The Bush visit, said Stein, was also important for the Vice President’s “restatement of the American position that it will not impose a peace, but will serve only as a friendly supporter” in seeking a settlement of the Arab-Israeli conflict.

Finally, there was an important message of concern from Bush to the Israeli government about the need for the Jewish State to “pay attention to keeping its economic house in order,” said Stein, who has been active in Operation Independence, a project initiated by Detroit businessman Max Fisher to reduce Israel’s dependence on U.S. aid by stimulating its economy through private investment.

SEEN AS A PUBLIC RELATIONS TOUR

In the eyes of many observers, however, the Bush visit was, more than anything else, a public relations tour conducted with an eye to the upcoming Presidential elections. Following Bush around the Jewish State was a camera crew paid for by a political action committee raising funds for the still unannounced Bush campaign.

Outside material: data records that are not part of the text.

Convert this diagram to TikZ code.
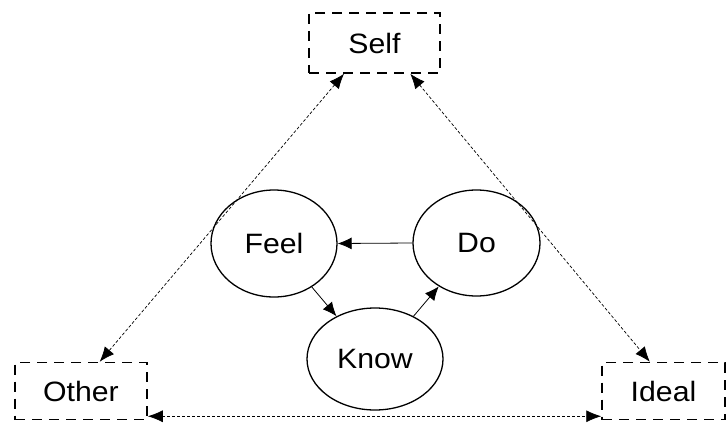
\documentclass[tikz,border=0pt]{standalone}
\usepackage{fontspec}
\setmainfont[FakeStretch=1.08]{Liberation Sans}
\usetikzlibrary{shapes.geometric,arrows.meta,calc}
\begin{document}
\begin{tikzpicture}[x=1pt,y=1pt,
  box/.style={draw,line width=1.5pt,dash pattern=on 10pt off 7pt,inner sep=0pt,font=\fontsize{28}{32}\selectfont},
  circ/.style={draw,ellipse,line width=1.3pt,inner sep=0pt,font=\fontsize{28}{32}\selectfont},
  link/.style={line width=0.7pt,dash pattern=on 3pt off 2pt,{Latex[length=15pt,width=12pt]}-{Latex[length=15pt,width=12pt]}},
  flow/.style={line width=0.8pt,-{Latex[length=14pt,width=12pt]}}]
\useasboundingbox (0,0) rectangle (727,424);
\node[box,minimum width=131pt,minimum height=60pt] (self) at (374.5,381) {Self};
\node[box,minimum width=132pt,minimum height=57pt] (other) at (81,33) {Other};
\node[box,minimum width=123pt,minimum height=57pt] (ideal) at (663.5,33) {Ideal};
\node[circ,minimum width=126pt,minimum height=107pt] (feel) at (274,180.5) {Feel};
\node[circ,minimum width=127pt,minimum height=106pt] (do) at (476.5,181) {Do};
\node[circ,minimum width=136pt,minimum height=102pt] (know) at (375,65) {Know};
\draw[link] ($(self.south west)!0.27!(self.south east)$) -- ($(other.north west)!0.64!(other.north east)$);
\draw[link] ($(self.south west)!0.77!(self.south east)$) -- ($(ideal.north west)!0.39!(ideal.north east)$);
\draw[link] ($(other.south east)+(0,4)$) -- ($(ideal.south west)+(0,4)$);
\draw[flow] (do.west) -- (feel.east);
\draw[flow] (feel.-49.5) -- (know.132);
\draw[flow] (know.48) -- (do.229.5);
\end{tikzpicture}
\end{document}
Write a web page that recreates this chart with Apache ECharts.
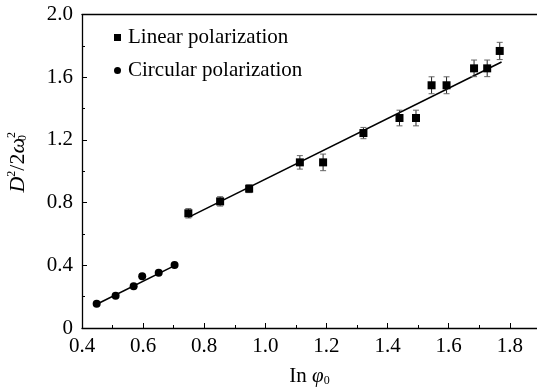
<!DOCTYPE html>
<html>
<head>
<meta charset="utf-8">
<script src="https://cdn.jsdelivr.net/npm/echarts@6/dist/echarts.min.js"></script>
<style>
  html, body { margin: 0; padding: 0; background: #fff; }
  #chart { width: 537px; height: 388px; }
</style>
</head>
<body>
<div id="chart"></div>
<script>
// linear polarization points (ln phi0, D^2/2w0^2) and error half-widths
const linearX = [0.748, 0.852, 0.947, 1.113, 1.189, 1.321, 1.439, 1.493, 1.544, 1.593, 1.683, 1.726, 1.767]
const linearY = [0.732, 0.808, 0.889, 1.057, 1.057, 1.244, 1.340, 1.340, 1.549, 1.549, 1.657, 1.657, 1.768]
const linearErr = [0.03, 0.03, 0.025, 0.043, 0.053, 0.036, 0.05, 0.05, 0.054, 0.054, 0.053, 0.053, 0.055]

// circular polarization points
const circularX = [0.448, 0.510, 0.569, 0.597, 0.651, 0.703]
const circularY = [0.155, 0.206, 0.266, 0.330, 0.353, 0.402]

// fit lines (end points)
const linearFitX = [0.748, 1.773]
const linearFitY = [0.706, 1.697]
const circularFitX = [0.448, 0.703]
const circularFitY = [0.151, 0.398]

const xTicks = [0.4, 0.6, 0.8, 1.0, 1.2, 1.4, 1.6, 1.8]
const yTicks = [0, 0.4, 0.8, 1.2, 1.6, 2.0]

const zip = (xs, ys) => xs.map((x, i) => [x, ys[i]])
const font = 'Liberation Serif'

const chart = echarts.init(document.getElementById('chart'))

chart.setOption({
  animation: false,
  textStyle: { fontFamily: font, color: '#000' },
  grid: { left: 82, right: 0, top: 14.6, bottom: 60, outerBoundsMode: 'none' },
  legend: {
    orient: 'vertical',
    left: 109,
    top: 22,
    itemWidth: 7,
    itemHeight: 7,
    itemGap: 12,
    textStyle: { fontFamily: font, fontSize: 21, color: '#000', padding: [0, 0, 0, 2] },
    data: [
      { name: 'Linear polarization', icon: 'rect' },
      { name: 'Circular polarization', icon: 'circle' },
    ],
  },
  xAxis: [
    {
      type: 'value',
      min: 0.4,
      max: 1.889,
      interval: 0.2,
      name: '{n|In }{p|φ}{s|0}',
      nameLocation: 'middle',
      nameGap: 37,
      nameTextStyle: {
        rich: {
          n: { fontFamily: font, fontSize: 21, color: '#000' },
          p: { fontFamily: font, fontSize: 21, fontStyle: 'italic', color: '#000' },
          s: { fontFamily: font, fontSize: 12, color: '#000', padding: [10, 0, 0, 0] },
        },
      },
      axisLine: { lineStyle: { color: '#000', width: 1.3 } },
      axisTick: { inside: true, length: 5, lineStyle: { color: '#000' } },
      minorTick: { show: true, splitNumber: 2, length: 3, lineStyle: { color: '#000' } },
      splitLine: { show: false },
      axisLabel: {
        fontFamily: font,
        fontSize: 21,
        color: '#000',
        margin: 8,
        showMaxLabel: false,
        formatter: (v) => {
          const t = xTicks.find((k) => Math.abs(k - v) < 1e-6)
          return t === undefined ? '' : t.toFixed(1)
        },
      },
    },
    {
      type: 'value',
      position: 'top',
      min: 0.4,
      max: 1.889,
      axisLine: { show: true, lineStyle: { color: '#000', width: 1.3 } },
      axisTick: { show: false },
      axisLabel: { show: false },
      splitLine: { show: false },
    },
  ],
  yAxis: {
    type: 'value',
    min: 0,
    max: 2,
    interval: 0.4,
    name: '{d|D}{sup|2}{n|/2}{w|ω}{sub|0}{sup|2}',
    nameLocation: 'middle',
    nameRotate: 90,
    nameGap: 52,
    nameTextStyle: {
      padding: [0, 0, 0, 18],
      rich: {
        d: { fontFamily: font, fontSize: 22, fontStyle: 'italic', color: '#000' },
        n: { fontFamily: font, fontSize: 22, color: '#000' },
        w: { fontFamily: font, fontSize: 22, fontStyle: 'italic', color: '#000' },
        sup: { fontFamily: font, fontSize: 12, color: '#000', padding: [0, 0, 12, 0] },
        sub: { fontFamily: font, fontSize: 12, color: '#000', padding: [10, 0, 0, 0], width: 0.1 },
      },
    },
    axisLine: { show: true, lineStyle: { color: '#000', width: 1.3 } },
    axisTick: { inside: true, length: 5, lineStyle: { color: '#000' } },
    minorTick: { show: true, splitNumber: 2, length: 3, lineStyle: { color: '#000' } },
    splitLine: { show: false },
    axisLabel: {
      fontFamily: font,
      fontSize: 21,
      color: '#000',
      margin: 9,
      formatter: (v) => {
        const t = yTicks.find((k) => Math.abs(k - v) < 1e-6)
        return t === undefined ? '' : (t === 0 ? '0' : t.toFixed(1))
      },
    },
  },
  series: [
    {
      name: 'Linear polarization',
      type: 'scatter',
      symbol: 'rect',
      symbolSize: 8,
      itemStyle: { color: '#000', opacity: 1 },
      data: zip(linearX, linearY),
      z: 4,
    },
    {
      name: 'Circular polarization',
      type: 'scatter',
      symbol: 'circle',
      symbolSize: 8,
      itemStyle: { color: '#000', opacity: 1 },
      data: zip(circularX, circularY),
      z: 4,
    },
    {
      // error bars
      type: 'custom',
      silent: true,
      data: linearX.map((x, i) => [x, linearY[i] - linearErr[i], linearY[i] + linearErr[i]]),
      renderItem: (params, api) => {
        const lo = api.coord([api.value(0), api.value(1)])
        const hi = api.coord([api.value(0), api.value(2)])
        const cap = 3
        const style = { stroke: '#222', lineWidth: 1 }
        return {
          type: 'group',
          children: [
            { type: 'line', shape: { x1: lo[0], y1: lo[1], x2: hi[0], y2: hi[1] }, style },
            { type: 'line', shape: { x1: lo[0] - cap, y1: lo[1], x2: lo[0] + cap, y2: lo[1] }, style: { stroke: '#666', lineWidth: 1 } },
            { type: 'line', shape: { x1: hi[0] - cap, y1: hi[1], x2: hi[0] + cap, y2: hi[1] }, style: { stroke: '#666', lineWidth: 1 } },
          ],
        }
      },
      encode: { x: 0, y: [1, 2] },
      z: 3,
    },
    {
      type: 'line',
      data: zip(linearFitX, linearFitY),
      symbol: 'none',
      lineStyle: { color: '#000', width: 1.6 },
      z: 2,
    },
    {
      type: 'line',
      data: zip(circularFitX, circularFitY),
      symbol: 'none',
      lineStyle: { color: '#000', width: 1.6 },
      z: 2,
    },
  ],
})
</script>
</body>
</html>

One already widely publicized photo that caused a few mild squirms among some American Jews, captured the Vice President reverently kissing the Western Wall in Jerusalem.

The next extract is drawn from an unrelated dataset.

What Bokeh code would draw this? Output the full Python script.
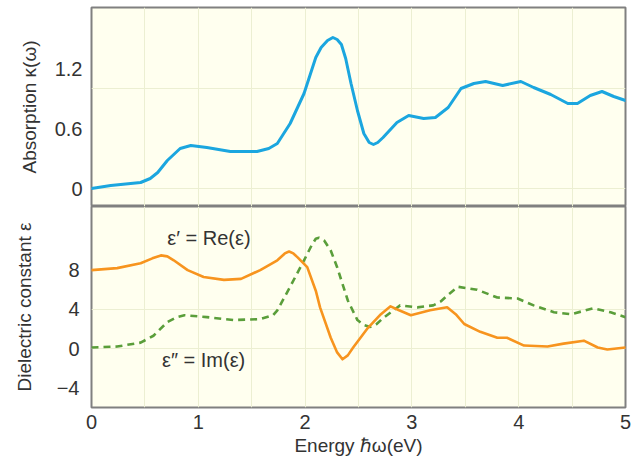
from bokeh.plotting import figure
from bokeh.layouts import column
from bokeh.models import FixedTicker, ColumnDataSource
from bokeh.core.properties import value
from bokeh.embed import file_html
from bokeh.resources import INLINE

# Absorption kappa(omega)
e_kappa = [0.0, 0.18, 0.46, 0.55, 0.62, 0.71, 0.83, 0.93, 1.08, 1.30, 1.55, 1.66, 1.74, 1.86,
           1.99, 2.10, 2.15, 2.21, 2.26, 2.30, 2.34, 2.38, 2.43, 2.49, 2.55, 2.60, 2.64, 2.68,
           2.73, 2.86, 2.97, 3.11, 3.22, 3.34, 3.46, 3.58, 3.69, 3.85, 4.02, 4.14, 4.30,
           4.46, 4.55, 4.67, 4.78, 4.89, 5.0]
kappa = [0.0, 0.03, 0.06, 0.10, 0.16, 0.28, 0.40, 0.43, 0.41, 0.37, 0.37, 0.40, 0.45, 0.65,
         0.95, 1.31, 1.41, 1.48, 1.51, 1.49, 1.44, 1.30, 1.05, 0.78, 0.55, 0.46, 0.44, 0.46,
         0.51, 0.66, 0.73, 0.70, 0.71, 0.81, 1.00, 1.05, 1.07, 1.03, 1.07, 1.01, 0.94,
         0.85, 0.85, 0.93, 0.97, 0.92, 0.88]

# Real part eps'
e_re = [0.0, 0.24, 0.46, 0.57, 0.65, 0.71, 0.77, 0.90, 1.05, 1.24, 1.40, 1.58, 1.74, 1.81,
        1.85, 1.89, 1.93, 2.02, 2.10, 2.14, 2.24, 2.30, 2.35, 2.40, 2.45, 2.58, 2.71, 2.80,
        2.88, 2.99, 3.17, 3.33, 3.41, 3.49, 3.64, 3.80, 3.89, 4.05, 4.27, 4.42, 4.61,
        4.74, 4.83, 5.0]
eps_re = [8.0, 8.2, 8.7, 9.2, 9.5, 9.4, 9.0, 8.0, 7.3, 7.0, 7.1, 8.0, 9.0, 9.7,
          9.9, 9.7, 9.3, 8.3, 5.9, 4.2, 1.1, -0.4, -1.1, -0.7, 0.1, 2.0, 3.5, 4.3,
          3.9, 3.4, 3.9, 4.2, 3.5, 2.5, 1.7, 1.1, 1.1, 0.3, 0.2, 0.5, 0.8,
          0.1, -0.1, 0.1]

# Imaginary part eps''
e_im = [0.0, 0.24, 0.46, 0.58, 0.71, 0.80, 0.87, 1.08, 1.33, 1.58, 1.70, 1.74, 1.86, 1.99,
        2.06, 2.10, 2.13, 2.18, 2.24, 2.30, 2.40, 2.49, 2.55, 2.61, 2.67, 2.73, 2.89, 3.05,
        3.20, 3.27, 3.33, 3.43, 3.61, 3.80, 3.99, 4.14, 4.33, 4.49, 4.70, 4.86, 5.0]
eps_im = [0.1, 0.2, 0.6, 1.3, 2.7, 3.2, 3.4, 3.2, 2.9, 3.0, 3.4, 3.9, 6.3, 9.0,
          10.5, 11.2, 11.3, 11.0, 10.0, 8.3, 4.9, 2.9, 2.4, 2.2, 2.5, 3.1, 4.4, 4.2,
          4.4, 4.8, 5.4, 6.3, 6.0, 5.2, 5.1, 4.4, 3.7, 3.5, 4.1, 3.7, 3.2]

x_ticks = [0, 1, 2, 3, 4, 5]
kappa_ticks = [0, 0.6, 1.2]
kappa_tick_labels = ["0", "0.6", "1.2"]
eps_ticks = [-4, 0, 4, 8]
eps_tick_labels = ["\u22124", "0", "4", "8"]

label_x = [1.10, 1.05]
label_y = [11.3, -1.2]
label_text = ["\u03b5\u2032 = Re(\u03b5)", "\u03b5\u2033 = Im(\u03b5)"]

FONT = "Liberation Sans"
BG = "#FFFFEF"
GRID = "#ECEFD2"
FRAME = "#808080"
TXT = "#333333"
xgrid_ticks = [0.5, 1.0, 1.5, 2.0, 2.5, 3.0, 3.5, 4.0, 4.5]


def style(p):
    p.background_fill_color = BG
    p.border_fill_color = "white"
    p.outline_line_color = FRAME
    p.outline_line_width = 2
    p.xgrid.ticker = FixedTicker(ticks=xgrid_ticks)
    for g in (p.xgrid, p.ygrid):
        g.grid_line_color = GRID
        g.grid_line_width = 1
    for ax in p.axis:
        ax.axis_line_color = None
        ax.major_tick_line_color = None
        ax.minor_tick_line_color = None
        ax.major_tick_out = 0
        ax.major_tick_in = 0
        ax.major_label_text_font = FONT
        ax.major_label_text_font_size = "20px"
        ax.major_label_text_color = TXT
        ax.axis_label_text_font = FONT
        ax.axis_label_text_font_size = "19px"
        ax.axis_label_text_font_style = "normal"
        ax.axis_label_text_color = TXT


p1 = figure(width=644, height=206, x_range=(0, 5), y_range=(-0.18, 1.81),
            output_backend="svg", toolbar_location=None, x_axis_location=None,
            min_border_left=91, min_border_right=19, min_border_top=7, min_border_bottom=0)
style(p1)
p1.ygrid.ticker = FixedTicker(ticks=[0, 1.0])
p1.yaxis.ticker = FixedTicker(ticks=kappa_ticks)
p1.yaxis.major_label_overrides = dict(zip(kappa_ticks, kappa_tick_labels))
p1.yaxis.axis_label = "Absorption \u03ba(\u03c9)"
p1.yaxis.major_label_standoff = 9
p1.yaxis.axis_label_standoff = 12
p1.line(e_kappa, kappa, line_color="#1BA6DF", line_width=3,
        line_join="round", line_cap="round")

p2 = figure(width=644, height=261, x_range=(0, 5), y_range=(-6.02, 14.49),
            output_backend="svg", toolbar_location=None,
            min_border_left=91, min_border_right=19, min_border_top=0, min_border_bottom=60)
style(p2)
p2.ygrid.ticker = FixedTicker(ticks=[0, 4])
p2.yaxis.ticker = FixedTicker(ticks=eps_ticks)
p2.yaxis.major_label_overrides = dict(zip(eps_ticks, eps_tick_labels))
p2.yaxis.axis_label = "Dielectric constant \u03b5"
p2.yaxis.major_label_standoff = 12
p2.yaxis.axis_label_standoff = 19
p2.xaxis.ticker = FixedTicker(ticks=x_ticks)
p2.xaxis.axis_label = "Energy \u210f\u03c9(eV)"
p2.xaxis.major_label_standoff = 7
p2.xaxis.axis_label_standoff = 3

p2.line(e_im, eps_im, line_color="#5A9E3A", line_width=2.6, line_dash="7 5",
        line_join="round")
p2.line(e_re, eps_re, line_color="#F7941E", line_width=2.6,
        line_join="round", line_cap="round")

src = ColumnDataSource(dict(x=label_x, y=label_y, t=label_text))
p2.text(x="x", y="y", text="t", source=src, text_font=value(FONT),
        text_font_size="20px", text_color=TXT, text_align="center",
        text_baseline="middle")

layout = column(p1, p2, spacing=0)
open("out.html", "w").write(file_html(layout, INLINE))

“He was with (Minister of Religious Affairs) Yosef Burg, when Burg walked up to the Wall and kissed it,” Stein said, appearing mildly embarrassed for Bush, though amused. “So he followed Burg and put his head to the Wall and kissed it, too.”

‘AN UNFORTUNATE INCIDENT’

A more embarrassing incident was the cancellation of an invitation to Jerusalem Post correspondent Wolf Blitzer to join the press team accompanying Bush to Israel, Jordan and Egypt. Blitzer, who had a visa signed by the Jordanian Ambassador in Washington as bumped from the plane at the last minute, after it became clear that the Jordanians had decided that the American Jewish journalist would not be welcome in Amman.

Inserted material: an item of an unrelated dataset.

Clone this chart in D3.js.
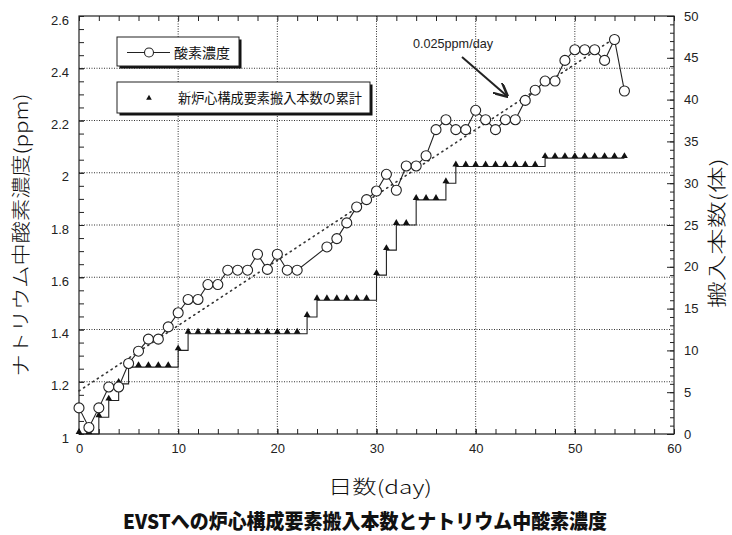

“It was an unfortunate incident,” said Stein. But he added, “It looked worse than it was. It was a snafu. Part of it must have been the fault of the Jordanians; part of it was probably the fault of Bush’s staff and part of it, I think, was Wolf Blitzer.”

Blitzer, who was invited to join the Vice President, then bumped, then re-invited and ultimately bumped again, had initially been offered the option by Amman of going as a journalist for American newspapers only, according to Stephen Hart, assistant press secretary to Bush. But those were not the complete criteria,” he said, declining to specify what other conditions the Jordanians had imposed.

In any case, Blitzer responded to his first bump with a front-page story in The Jerusalem Post about his ordeal, in which he blasted the Bush staff for failing to see that Jordan’s request that he not be identified publicly with the Post was not a hint to have him dropped from the press team, but a diplomatic nicety, apparently too subtle for some of Bush’s aides.”

In the end, however, the Jordanians told Blitzer directly he should stay away. “The final outcome was that he wasn’t welcome, period,” Hart said.

On balance, though, the Vice President’s trip should be seen neither as a successful get-start in the campaign for the Jewish American vote nor a public relations fiasco, said Stein, who said he plans to support a Bush candidacy for the Republican Presidential nomination. Instead, he stressed, it should be viewed as another important step in the continuous deepening of American-Israeli relations.